Right to occupy

I am in the process of drafting a Will where the T wants to leave her partner the right to live in her property for the rest of his life.

I have drafted a right to occupy with an overriding right for the trustees to revoke the power using Express Wills. In the commentary it uses these words “There is a statement declaring that the right of occupation can be terminated by your Trustees, at their discretion at any time. This has a relevance for Inheritance Tax planning.”

I am trying to find out what this significance is but not having an easy time of it!

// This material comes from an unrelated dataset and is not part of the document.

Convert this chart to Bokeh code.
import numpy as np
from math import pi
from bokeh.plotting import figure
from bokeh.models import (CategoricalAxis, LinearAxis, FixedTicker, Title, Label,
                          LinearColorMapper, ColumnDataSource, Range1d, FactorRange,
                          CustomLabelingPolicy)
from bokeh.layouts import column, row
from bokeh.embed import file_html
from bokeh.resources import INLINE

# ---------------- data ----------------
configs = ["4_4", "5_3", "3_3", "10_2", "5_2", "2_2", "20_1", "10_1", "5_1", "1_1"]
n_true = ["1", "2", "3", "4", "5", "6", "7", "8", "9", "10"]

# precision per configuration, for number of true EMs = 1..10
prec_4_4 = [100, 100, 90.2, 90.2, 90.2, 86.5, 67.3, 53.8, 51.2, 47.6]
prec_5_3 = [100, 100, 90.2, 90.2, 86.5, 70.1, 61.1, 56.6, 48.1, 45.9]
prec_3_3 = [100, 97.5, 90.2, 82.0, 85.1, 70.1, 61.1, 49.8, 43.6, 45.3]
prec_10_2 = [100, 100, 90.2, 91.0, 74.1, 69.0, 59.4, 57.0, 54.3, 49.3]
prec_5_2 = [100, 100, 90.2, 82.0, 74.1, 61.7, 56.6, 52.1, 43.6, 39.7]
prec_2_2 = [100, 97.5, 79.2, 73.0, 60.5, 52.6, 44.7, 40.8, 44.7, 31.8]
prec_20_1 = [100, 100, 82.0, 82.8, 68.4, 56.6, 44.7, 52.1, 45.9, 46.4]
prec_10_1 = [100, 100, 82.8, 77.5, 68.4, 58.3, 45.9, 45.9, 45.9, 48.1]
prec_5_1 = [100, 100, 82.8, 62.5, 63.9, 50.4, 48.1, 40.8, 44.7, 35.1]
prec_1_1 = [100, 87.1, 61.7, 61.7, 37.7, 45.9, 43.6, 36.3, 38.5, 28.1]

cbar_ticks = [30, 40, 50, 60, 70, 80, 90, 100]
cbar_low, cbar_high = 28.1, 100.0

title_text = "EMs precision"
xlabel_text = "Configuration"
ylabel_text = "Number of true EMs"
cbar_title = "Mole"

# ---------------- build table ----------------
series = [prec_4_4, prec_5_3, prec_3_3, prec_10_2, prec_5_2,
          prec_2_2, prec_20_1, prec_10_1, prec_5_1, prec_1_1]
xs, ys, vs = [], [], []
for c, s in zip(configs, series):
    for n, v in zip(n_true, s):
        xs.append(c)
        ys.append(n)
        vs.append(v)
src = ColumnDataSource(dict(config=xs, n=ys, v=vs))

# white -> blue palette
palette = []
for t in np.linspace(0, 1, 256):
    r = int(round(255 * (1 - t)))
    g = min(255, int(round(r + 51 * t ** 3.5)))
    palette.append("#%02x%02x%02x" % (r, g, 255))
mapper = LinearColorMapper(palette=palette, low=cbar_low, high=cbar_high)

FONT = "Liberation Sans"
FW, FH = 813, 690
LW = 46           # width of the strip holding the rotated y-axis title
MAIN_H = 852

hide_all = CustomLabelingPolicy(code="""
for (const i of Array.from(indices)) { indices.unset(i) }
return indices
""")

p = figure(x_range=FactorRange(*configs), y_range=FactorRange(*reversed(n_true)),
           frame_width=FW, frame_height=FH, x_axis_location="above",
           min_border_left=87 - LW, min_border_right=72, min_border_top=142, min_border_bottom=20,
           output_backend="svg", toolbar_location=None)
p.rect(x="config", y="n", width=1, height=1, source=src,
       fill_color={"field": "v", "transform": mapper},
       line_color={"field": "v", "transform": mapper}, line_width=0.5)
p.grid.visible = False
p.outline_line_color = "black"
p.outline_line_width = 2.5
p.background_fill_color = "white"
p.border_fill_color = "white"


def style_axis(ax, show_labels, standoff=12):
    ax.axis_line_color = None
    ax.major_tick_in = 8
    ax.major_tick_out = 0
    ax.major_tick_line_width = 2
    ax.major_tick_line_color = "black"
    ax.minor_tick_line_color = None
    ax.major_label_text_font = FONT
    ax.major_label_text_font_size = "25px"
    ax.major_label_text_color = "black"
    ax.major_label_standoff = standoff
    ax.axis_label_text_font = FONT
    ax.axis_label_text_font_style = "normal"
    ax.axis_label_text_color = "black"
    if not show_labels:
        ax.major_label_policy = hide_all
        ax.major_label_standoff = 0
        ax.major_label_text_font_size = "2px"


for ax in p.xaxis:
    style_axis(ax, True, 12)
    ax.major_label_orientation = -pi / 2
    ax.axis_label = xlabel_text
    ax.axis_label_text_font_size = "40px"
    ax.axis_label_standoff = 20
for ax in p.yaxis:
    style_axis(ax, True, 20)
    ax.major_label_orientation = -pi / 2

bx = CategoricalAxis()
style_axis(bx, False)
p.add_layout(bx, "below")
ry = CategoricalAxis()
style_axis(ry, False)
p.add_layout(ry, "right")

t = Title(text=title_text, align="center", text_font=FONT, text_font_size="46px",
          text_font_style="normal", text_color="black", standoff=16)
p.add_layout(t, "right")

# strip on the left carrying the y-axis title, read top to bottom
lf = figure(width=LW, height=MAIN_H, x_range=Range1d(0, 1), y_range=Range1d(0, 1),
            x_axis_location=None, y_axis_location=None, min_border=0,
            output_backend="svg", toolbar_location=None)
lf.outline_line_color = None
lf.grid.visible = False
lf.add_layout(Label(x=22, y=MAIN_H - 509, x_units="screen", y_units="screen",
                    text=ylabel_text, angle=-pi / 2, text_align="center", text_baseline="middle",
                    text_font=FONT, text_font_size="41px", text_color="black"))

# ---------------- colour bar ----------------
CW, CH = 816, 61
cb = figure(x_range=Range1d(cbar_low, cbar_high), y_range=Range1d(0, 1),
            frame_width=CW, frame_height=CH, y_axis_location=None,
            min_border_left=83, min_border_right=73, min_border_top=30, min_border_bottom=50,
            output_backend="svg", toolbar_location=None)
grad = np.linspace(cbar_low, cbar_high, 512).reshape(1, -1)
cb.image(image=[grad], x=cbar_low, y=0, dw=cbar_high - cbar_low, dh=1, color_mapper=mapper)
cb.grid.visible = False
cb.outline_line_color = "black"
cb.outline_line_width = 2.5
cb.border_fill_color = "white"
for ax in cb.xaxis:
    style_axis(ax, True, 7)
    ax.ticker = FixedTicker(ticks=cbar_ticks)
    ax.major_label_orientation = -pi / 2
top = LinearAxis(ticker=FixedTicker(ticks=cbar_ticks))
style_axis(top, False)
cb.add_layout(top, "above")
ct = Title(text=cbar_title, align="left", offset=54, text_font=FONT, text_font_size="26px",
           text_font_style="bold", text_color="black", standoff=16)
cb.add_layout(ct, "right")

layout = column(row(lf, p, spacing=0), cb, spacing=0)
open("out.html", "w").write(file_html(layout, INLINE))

It is my understanding that it does not matter how the right to occupy comes to an end, it will be treated as part of the Occupier’s estate on death or a GROB (still lives there) or PET (leaves the property) if the right ends during his lifetime. Or does the fact that the right is revocable not give him an IPDI?

Tricia Longmore
Large & Gibson

Your understanding is correct (it would be a chargeable transfer if the revocation caused the property to pass onto other trusts but I guess here it would pass to a reversionary beneficiary outright).

I cannot think what the significance of the statement is. The old route to avoid a GROB has long gone. Perhaps it is just a misleading way of stating that exercising the right will have IHT consequences for the occupier.

Andrew Goodman
Osborne Clarke LLP

Is it that if Occupant ends right it is a PET but if trustees end right it is not a PET by the Occupant?